Descriptions, Reviews, Etc.
Publisher Description:
Paul Cavill offers a major reinterpretation of early Tudor constitutional history. In the grand Whig tradition, the parliaments of Henry VII were a disappointing retreat from the onward march towards parliamentary democracy. The king was at best indifferent and at worst hostile to
parliament; its meetings were cowed and quiescent, subservient to the royal will. Yet little research has tested these assumptions.

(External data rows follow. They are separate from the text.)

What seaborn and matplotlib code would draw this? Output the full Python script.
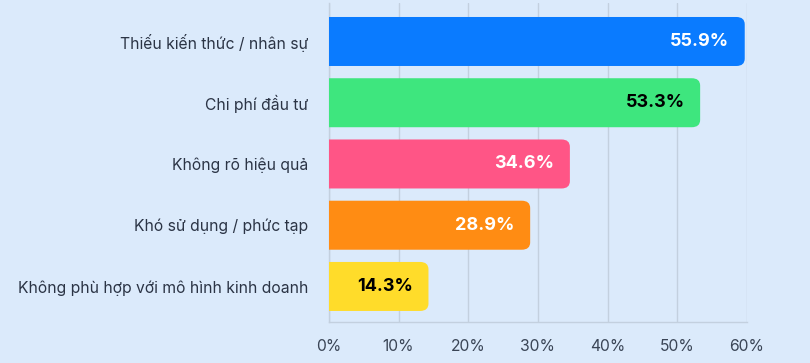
import matplotlib
matplotlib.use("Agg")
import matplotlib.pyplot as plt
import seaborn as sns
import pandas as pd
from matplotlib.patches import FancyBboxPatch
from matplotlib.ticker import FuncFormatter

categories = ["Thiếu kiến thức / nhân sự", "Chi phí đầu tư", "Không rõ hiệu quả",
              "Khó sử dụng / phức tạp", "Không phù hợp với mô hình kinh doanh"]
# bar lengths as drawn in the picture (first bar is drawn longer than its label)
bar_lengths = [59.7, 53.3, 34.6, 28.9, 14.3]
value_labels = ["55.9%", "53.3%", "34.6%", "28.9%", "14.3%"]
colors = ["#0a7bff", "#3ee67e", "#ff5586", "#ff8c13", "#ffdc2a"]
label_colors = ["white", "black", "white", "white", "black"]
xticks = [0, 10, 20, 30, 40, 50, 60]

bg = "#dbeafb"
sns.set_theme(style="white")
plt.rcParams["font.family"] = ["Inter", "DejaVu Sans"]

df = pd.DataFrame({"cat": categories, "val": bar_lengths})

fig = plt.figure(figsize=(8.1, 3.63), dpi=100, facecolor=bg)
ax = fig.add_axes([0.406, 0.113, 0.516, 0.879])
ax.set_facecolor(bg)

sns.barplot(data=df, x="val", y="cat", hue="cat", palette=colors, legend=False,
            width=0.8, ax=ax, zorder=3)

# replace bars with right-rounded ones (left rounding clipped by axes)
patches = list(ax.patches)
for p, c in zip(patches, colors):
    x0, y0, w, h = p.get_x(), p.get_y(), p.get_width(), p.get_height()
    p.set_visible(False)
    rp = FancyBboxPatch((x0 - 2, y0), w + 2, h,
                        boxstyle="round,pad=0,rounding_size=1.2",
                        mutation_aspect=0.1,
                        facecolor=c, edgecolor="none", zorder=3, clip_on=True)
    ax.add_patch(rp)

ax.set_xlim(0, 60)
ax.set_ylim(4.58, -0.63)
ax.set_xticks(xticks)
ax.xaxis.set_major_formatter(FuncFormatter(lambda v, _: f"{v:.0f}%"))
ax.grid(axis="x", color="#c3d0df", linewidth=1, zorder=0)
ax.grid(axis="y", visible=False)
for s in ["top", "right"]:
    ax.spines[s].set_visible(False)
for s in ["left", "bottom"]:
    ax.spines[s].set_color("#c3d0df")
    ax.spines[s].set_linewidth(1)
    ax.spines[s].set_zorder(1)
ax.set_xlabel("")
ax.set_ylabel("")
ax.tick_params(axis="y", length=0, pad=15, labelsize=11.3, labelcolor="#2b3445")
ax.tick_params(axis="x", length=0, pad=12, labelsize=11.3, labelcolor="#3a4556")

for i, (v, t, lc) in enumerate(zip(bar_lengths, value_labels, label_colors)):
    ax.text(v - 2.2, i, t, ha="right", va="center", color=lc,
            fontsize=13, fontweight="bold", zorder=4)

fig.savefig("out.png", dpi=100, facecolor=bg)
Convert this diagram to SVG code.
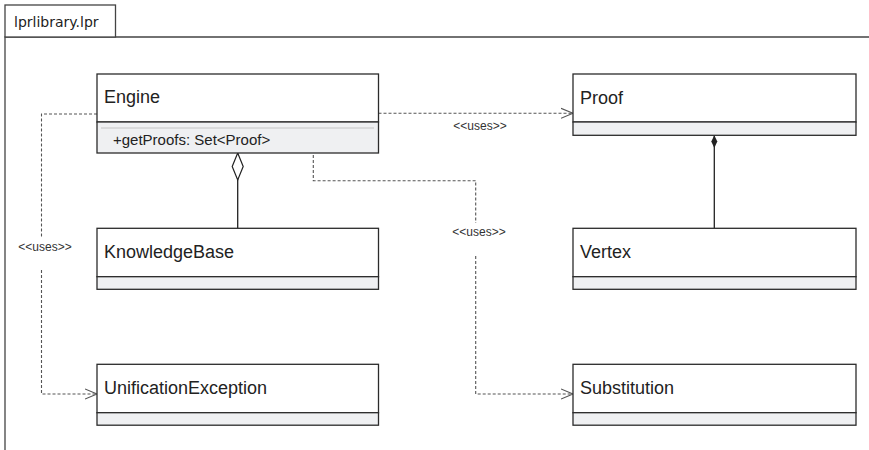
<svg xmlns="http://www.w3.org/2000/svg" width="869" height="450" viewBox="0 0 869 450">
  <style>
    .frame { fill: none; stroke: #444; stroke-width: 1.3; }
    .tab { fill: #fff; stroke: #444; stroke-width: 1.3; }
    .tabtxt { font-family: "DejaVu Sans", sans-serif; font-size: 14px; fill: #222; }
    .name { fill: #fff; stroke: #2b2b2b; stroke-width: 1.3; }
    .comp { fill: #eff0f2; stroke: #2b2b2b; stroke-width: 1.3; }
    .cls { font-family: "Liberation Sans", Arial, sans-serif; font-size: 18px; fill: #222; }
    .op { font-family: "Liberation Sans", Arial, sans-serif; font-size: 15px; fill: #222; }
    .sep { stroke: #c4c4c4; stroke-width: 1; }
    .dep { fill: none; stroke: #555; stroke-width: 1.1; stroke-dasharray: 3 2; marker-end: url(#open); }
    .assoc { fill: none; stroke: #222; stroke-width: 1.3; }
    .lbl { font-family: "Liberation Sans", Arial, sans-serif; font-size: 12px; fill: #333; text-anchor: middle; }
  </style>
  <defs>
    <marker id="open" markerUnits="userSpaceOnUse" markerWidth="14" markerHeight="12" viewBox="0 -6 14 12" refX="12" refY="0" orient="auto">
      <path d="M0,-5 L12,0 L0,5" fill="none" stroke="#555" stroke-width="1.1"/>
    </marker>
    <marker id="agg" markerUnits="userSpaceOnUse" markerWidth="30" markerHeight="14" viewBox="-1 -7 30 14" refX="0" refY="0" orient="auto">
      <path d="M0,0 L13.5,-5.5 L27,0 L13.5,5.5 Z" fill="#fff" stroke="#222" stroke-width="1.2"/>
    </marker>
    <marker id="comp" markerUnits="userSpaceOnUse" markerWidth="14" markerHeight="8" viewBox="0 -4 14 8" refX="0" refY="0" orient="auto">
      <path d="M0,0 L6.3,-3 L12.6,0 L6.3,3 Z" fill="#222"/>
    </marker>
  </defs>

  <!-- package frame -->
  <g id="package">
    <path class="frame" d="M5,450 V37 H869"/>
    <rect class="tab" x="5" y="5" width="110.5" height="32"/>
    <text class="tabtxt" x="14" y="27">lprlibrary.lpr</text>
  </g>

  <!-- relationships -->
  <g id="connectors">
    <path class="dep" d="M378.5,113.3 H573"/>
    <text class="lbl" x="480" y="129.5">&lt;&lt;uses&gt;&gt;</text>

    <path class="dep" d="M97,114 H41.5 V237 M41.5,270 V394 H97"/>
    <text class="lbl" x="45" y="251">&lt;&lt;uses&gt;&gt;</text>

    <path class="dep" d="M313.3,150 V180.7 H475.7 V223 M475.7,256 V394 H573"/>
    <text class="lbl" x="479" y="236">&lt;&lt;uses&gt;&gt;</text>

    <path class="assoc" d="M237.7,153 V228.3" marker-start="url(#agg)"/>
    <path class="assoc" d="M714.3,135.3 V228.3" marker-start="url(#comp)"/>
  </g>

  <!-- classes -->
  <g id="Engine">
    <rect class="name" x="97" y="74" width="281.5" height="48"/>
    <rect class="comp" x="97" y="122" width="281.5" height="31"/>
    <line class="sep" x1="101" y1="128" x2="374" y2="128"/>
    <text class="cls" x="104" y="103">Engine</text>
    <text class="op" x="113" y="145">+getProofs: Set&lt;Proof&gt;</text>
  </g>

  <g id="Proof">
    <rect class="name" x="573" y="74" width="283" height="48"/>
    <rect class="comp" x="573" y="122" width="283" height="13.3"/>
    <text class="cls" x="580" y="103.5">Proof</text>
  </g>

  <g id="KnowledgeBase">
    <rect class="name" x="97" y="228.3" width="281.5" height="48.4"/>
    <rect class="comp" x="97" y="276.7" width="281.5" height="12.6"/>
    <text class="cls" x="104" y="258">KnowledgeBase</text>
  </g>

  <g id="Vertex">
    <rect class="name" x="573" y="228.3" width="283" height="48.4"/>
    <rect class="comp" x="573" y="276.7" width="283" height="12.6"/>
    <text class="cls" x="580" y="258">Vertex</text>
  </g>

  <g id="UnificationException">
    <rect class="name" x="97" y="364.3" width="281.5" height="48.4"/>
    <rect class="comp" x="97" y="412.7" width="281.5" height="12.5"/>
    <text class="cls" x="104" y="394">UnificationException</text>
  </g>

  <g id="Substitution">
    <rect class="name" x="573" y="364.3" width="283" height="48.4"/>
    <rect class="comp" x="573" y="412.7" width="283" height="12.5"/>
    <text class="cls" x="580" y="394">Substitution</text>
  </g>
</svg>
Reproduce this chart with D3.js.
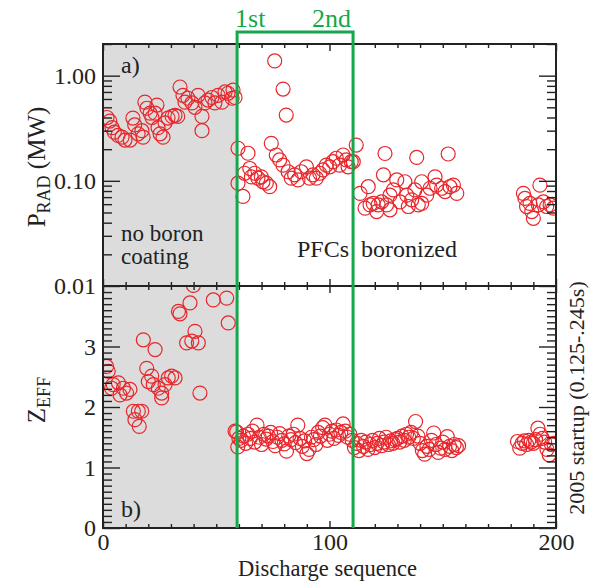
<!DOCTYPE html>
<html><head><meta charset="utf-8">
<script src="https://cdn.jsdelivr.net/npm/d3@7"></script>
<style>body{margin:0;background:#fff}svg{display:block}text{font-family:"Liberation Serif","Times New Roman",serif;fill:#222}</style>
</head><body><svg id="c" width="594" height="582"></svg>
<script>
// ---------- data ----------
const boronizations = [59.2, 110.4];           // discharge numbers of 1st / 2nd boronization
const boronLabels = ["1st", "2nd"];
const xTickLabels = [0, 100, 200];
const pradTickLabels = [0.01, 0.1, 1];
const zeffTickLabels = [0, 1, 2, 3];

// P_RAD (MW) vs discharge
const pradShot = [1.8,3,4,5,6.6,8.4,9.7,12,13.2,14,15.5,17.2,17.7,18.5,19.4,20.8,21.6,23,23.8,24.3,25.2,26.5,27.4,28.7,30.5,31.8,33,34,35.3,36.2,37.5,39.3,40.6,42,43.7,43.7,45,46.4,48.1,49.4,50.8,52.5,53.9,55.2,57,57.4,58.3,
  59.6,59.6,61.8,62.5,64,64.8,65.5,67,68.4,69.9,70.6,72.1,73.6,74.3,75.8,76.5,78,79.5,79.5,80.9,81.7,83.1,84.6,86.1,87.5,89.8,91.2,92.7,94.2,95.7,97.1,98.6,100.1,101.5,103,104.5,106,107.4,108.2,109.6,110.5,111.8,
  113.5,115.7,117.1,117.9,119.3,120.8,121.5,123,123.8,124.5,125.2,126.7,126.7,128.2,129.7,131.1,133.3,134.1,134.8,136.3,137.7,138.5,139.2,140.7,140.7,142.9,144.4,146.6,147.3,149.5,151,152.4,153.2,154.7,156.2,
  185.6,186.3,187,188.5,189.3,190,192.2,192.9,194.4,195.9,197.4,198.8];
const pradVal = [0.40,0.37,0.32,0.29,0.27,0.26,0.244,0.244,0.395,0.34,0.28,0.30,0.26,0.56,0.49,0.44,0.40,0.44,0.525,0.32,0.28,0.26,0.355,0.395,0.41,0.42,0.41,0.78,0.65,0.56,0.61,0.55,0.50,0.65,0.41,0.30,0.55,0.586,0.62,0.55,0.65,0.56,0.70,0.68,0.61,0.73,0.62,
  0.204,0.095,0.071,0.118,0.183,0.131,0.109,0.118,0.106,0.109,0.098,0.095,0.088,0.227,1.38,0.176,0.158,0.746,0.141,0.422,0.122,0.106,0.114,0.102,0.122,0.136,0.106,0.114,0.106,0.118,0.127,0.141,0.136,0.152,0.164,0.141,0.176,0.158,0.136,0.152,0.152,0.219,
  0.076,0.055,0.088,0.059,0.061,0.051,0.059,0.063,0.114,0.182,0.059,0.053,0.073,0.082,0.102,0.063,0.098,0.073,0.057,0.066,0.082,0.167,0.059,0.098,0.061,0.073,0.085,0.109,0.091,0.085,0.079,0.180,0.088,0.091,0.076,
  0.076,0.068,0.057,0.061,0.051,0.044,0.059,0.091,0.063,0.057,0.059,0.055];

// Z_EFF vs discharge
const zeffShot = [1.6,2.3,3.8,4.5,6.8,7.5,9,10.4,11.9,13.4,14.1,15.6,16,17.1,17.8,19.3,20,21.5,22.2,23,24.4,25.9,25.9,27.4,28.8,30.3,31.8,33.3,34,36.9,38.4,39.2,39.9,40.6,42.1,42.8,48.7,54.6,55.3,58.3,
  59,59.5,60,61,62,63,64,65,66,67,68,69,70,71,72,73,74,75,76,77,78,79,80,81,82,83,84,85,86,87,88,89,90,91,92,93,94,95,96,97,98,99,100,101,102,103,104,105,106,107,108,109,110,
  111,112,113,114,115,116,117,118,119,120,121,122,123,124,125,126,127,128,129,130,131,132,133,134,135,136,137,138,139,140,141,142,143,144,145,146,147,148,149,150,151,152,153,154,155,156,157,
  183,184,185,186,187,188,189,190,191,192,193,194,195,196,197,198,199];
const zeffVal = [2.67,2.59,2.31,2.37,2.40,2.20,2.31,2.23,2.29,1.93,1.79,1.93,1.68,1.93,3.11,2.64,2.42,2.51,2.37,2.95,2.31,2.23,2.15,2.37,2.48,2.51,2.48,3.58,3.54,3.06,3.72,3.09,4.01,3.25,3.06,2.23,3.77,3.80,3.39,1.60,
  1.59,1.34,1.48,1.45,1.52,1.40,1.55,1.48,1.60,1.42,1.70,1.50,1.38,1.55,1.47,1.52,1.58,1.43,1.36,1.50,1.56,1.45,1.39,1.27,1.52,1.46,1.55,1.41,1.70,1.48,1.35,1.44,1.23,1.30,1.50,1.46,1.38,1.58,1.52,1.66,1.70,1.45,1.55,1.60,1.48,1.62,1.53,1.58,1.72,1.60,1.50,1.55,1.45,
  1.33,1.40,1.28,1.45,1.35,1.42,1.30,1.38,1.45,1.33,1.40,1.48,1.36,1.42,1.50,1.38,1.44,1.40,1.46,1.48,1.42,1.52,1.45,1.55,1.50,1.58,1.48,1.76,1.52,1.40,1.28,1.22,1.35,1.30,1.45,1.57,1.38,1.25,1.32,1.42,1.30,1.51,1.35,1.28,1.38,1.33,1.36,
  1.43,1.32,1.40,1.44,1.38,1.45,1.42,1.40,1.46,1.65,1.55,1.48,1.42,1.30,1.21,1.38,1.40];

// ---------- layout ----------
const L = 103, R = 556, T1 = 44, B1 = 286, T2 = 286, B2 = 528, GTOP = 32;
const red = "#e8262b", green = "#14a84a", grey = "#dcdcdc";
const svg = d3.select("#c");
const x = d3.scaleLinear().domain([0, 200]).range([L, R]);
const y1 = d3.scaleLog().domain([0.01, 2]).range([B1, T1]);
const y2 = d3.scaleLinear().domain([0, 4]).range([B2, T2]);

const defs = svg.append("defs");
defs.append("clipPath").attr("id", "cp1").append("rect").attr("x", L).attr("y", T1).attr("width", R - L).attr("height", B1 - T1);
defs.append("clipPath").attr("id", "cp2").append("rect").attr("x", L).attr("y", T2).attr("width", R - L).attr("height", B2 - T2);

// grey shading (no boron)
svg.append("rect").attr("x", x(0)).attr("y", T1).attr("width", x(boronizations[0]) - x(0)).attr("height", B2 - T1).attr("fill", grey);

// points
const p1 = pradShot.map((s, i) => [s, pradVal[i]]);
const p2 = zeffShot.map((s, i) => [s, zeffVal[i]]);
svg.append("g").attr("clip-path", "url(#cp1)").selectAll("circle").data(p1).join("circle")
  .attr("cx", d => x(d[0])).attr("cy", d => y1(d[1])).attr("r", 7).attr("fill", "none").attr("stroke", red).attr("stroke-width", 1.2);
svg.append("g").attr("clip-path", "url(#cp2)").selectAll("circle").data(p2).join("circle")
  .attr("cx", d => x(d[0])).attr("cy", d => y2(d[1])).attr("r", 7).attr("fill", "none").attr("stroke", red).attr("stroke-width", 1.2);

// axes helpers
const minorX = d3.range(0, 201, 10);
function xAxis(gen, ypos, dir) {
  svg.append("g").attr("transform", `translate(0,${ypos})`).call(gen(x).tickValues(minorX.filter(v => v % 100)).tickSize(dir * 4).tickFormat(""));
  svg.append("g").attr("transform", `translate(0,${ypos})`).call(gen(x).tickValues([0, 100, 200]).tickSize(dir * 7).tickFormat(""));
}
xAxis(d3.axisBottom, T1, 1);
xAxis(d3.axisTop, B1, 1);
xAxis(d3.axisBottom, T2, 1);
// bottom axis with labels
svg.append("g").attr("transform", `translate(0,${B2})`).call(d3.axisTop(x).tickValues(minorX.filter(v => v % 100)).tickSize(4).tickFormat(""));
svg.append("g").attr("class", "xl").attr("transform", `translate(0,${B2})`).call(d3.axisBottom(x).tickValues(xTickLabels).tickSize(-7).tickPadding(5).tickFormat(d3.format("d")));

// y1 ticks
const minor1 = [];
[0.01, 0.1, 1].forEach(d => { for (let k = 2; k <= 9; k++) { const v = d * k; if (v <= 2.0001) minor1.push(v); } });
svg.append("g").attr("transform", `translate(${L},0)`).call(d3.axisLeft(y1).tickValues(minor1).tickSize(-9).tickFormat(""));
svg.append("g").attr("class", "yl").attr("transform", `translate(${L},0)`).call(d3.axisLeft(y1).tickValues(pradTickLabels).tickSize(-17).tickPadding(7).tickFormat(d3.format(".2f")));
svg.append("g").attr("transform", `translate(${R},0)`).call(d3.axisRight(y1).tickValues(minor1).tickSize(-9).tickFormat(""));
svg.append("g").attr("transform", `translate(${R},0)`).call(d3.axisRight(y1).tickValues(pradTickLabels).tickSize(-17).tickFormat(""));

// y2 ticks
const minor2 = d3.range(0, 40).map(i => i / 10).filter((v, i) => i % 10);
svg.append("g").attr("transform", `translate(${L},0)`).call(d3.axisLeft(y2).tickValues(minor2).tickSize(-9).tickFormat(""));
svg.append("g").attr("class", "yl").attr("transform", `translate(${L},0)`).call(d3.axisLeft(y2).tickValues(zeffTickLabels).tickSize(-17).tickPadding(7).tickFormat(d3.format("d")));
svg.append("g").attr("transform", `translate(${R},0)`).call(d3.axisRight(y2).tickValues(minor2).tickSize(-9).tickFormat(""));
svg.append("g").attr("transform", `translate(${R},0)`).call(d3.axisRight(y2).tickValues(zeffTickLabels).tickSize(-17).tickFormat(""));

svg.selectAll(".domain").remove();
svg.selectAll(".tick line").attr("stroke", "#222").attr("stroke-width", 1.4);
svg.selectAll(".tick text").attr("font-family", "Liberation Serif").attr("font-size", 24).attr("fill", "#222");
svg.selectAll(".yl .tick text").attr("dy", "0.33em");

// frames
[[T1, B1], [T2, B2]].forEach(([t, b]) => svg.append("rect").attr("x", L).attr("y", t).attr("width", R - L).attr("height", b - t).attr("fill", "none").attr("stroke", "#222").attr("stroke-width", 2));

// green boronization box
const gx0 = x(boronizations[0]), gx1 = x(boronizations[1]);
svg.append("path").attr("d", `M${gx0},${B2}V${GTOP}H${gx1}V${B2}`).attr("fill", "none").attr("stroke", green).attr("stroke-width", 3);
svg.append("text").attr("x", gx0 - 2).attr("y", 27).attr("font-size", 26).style("fill", green).text(boronLabels[0]);
svg.append("text").attr("x", gx1 - 2).attr("y", 27).attr("text-anchor", "end").attr("font-size", 26).style("fill", green).text(boronLabels[1]);

// annotations
const ann = (tx, ty, s, fs, anchor) => svg.append("text").attr("x", tx).attr("y", ty).attr("font-size", fs).attr("text-anchor", anchor || "start").text(s);
ann(121, 73, "a)", 24);
ann(121, 517, "b)", 24);
ann(121, 241, "no boron", 23);
ann(121, 264, "coating", 23);
ann(297, 257, "PFCs", 24);
ann(361, 257, "boronized", 24);
ann((L + R) / 2 - 2, 576, "Discharge sequence", 22.5, "middle");

// axis titles
const t1 = svg.append("text").attr("transform", "translate(45,167) rotate(-90)").attr("text-anchor", "middle").attr("font-size", 25);
t1.append("tspan").text("P");
t1.append("tspan").attr("font-size", 18).attr("dy", 5).text("RAD");
t1.append("tspan").attr("dy", -5).text(" (MW)");
const t2 = svg.append("text").attr("transform", "translate(45,400) rotate(-90)").attr("text-anchor", "middle").attr("font-size", 25);
t2.append("tspan").text("Z");
t2.append("tspan").attr("font-size", 18).attr("dy", 5).text("EFF");
svg.append("text").attr("transform", "translate(584,398) rotate(-90)").attr("text-anchor", "middle").attr("font-size", 22).text("2005 startup (0.125-.245s)");
</script></body></html>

Drawing on extensive archival research, Cavill challenges existing accounts and revises our understanding of the period. Neither to the king nor to his subjects did parliament appear to be a waning institution, fading before the waxing power of the crown. For a ruler in Henry's vulnerable position,
parliament helped to restore royal authority by securing the good governance that legitimated his regime. For his subjects, parliament served as a medium through which to communicate with the government and to shape--and, on occasion, criticize--its policies. Because of the demands parliament made,
its impact was felt throughout the kingdom, among ordinary people as well as among the elite. Cooperation between subjects and the crown, rather than conflict, characterized these parliaments.

While for many scholars parliament did not truly come of age until the 1530s, when-freed from its medieval shackles-the modern institution came to embody the sovereign nation state, in this study Henry's reign emerges as a constitutionally innovative period. Ideas of parliamentary sovereignty were
already beginning to be articulated. It was here that the foundations of the Tudor revolution in government were being laid.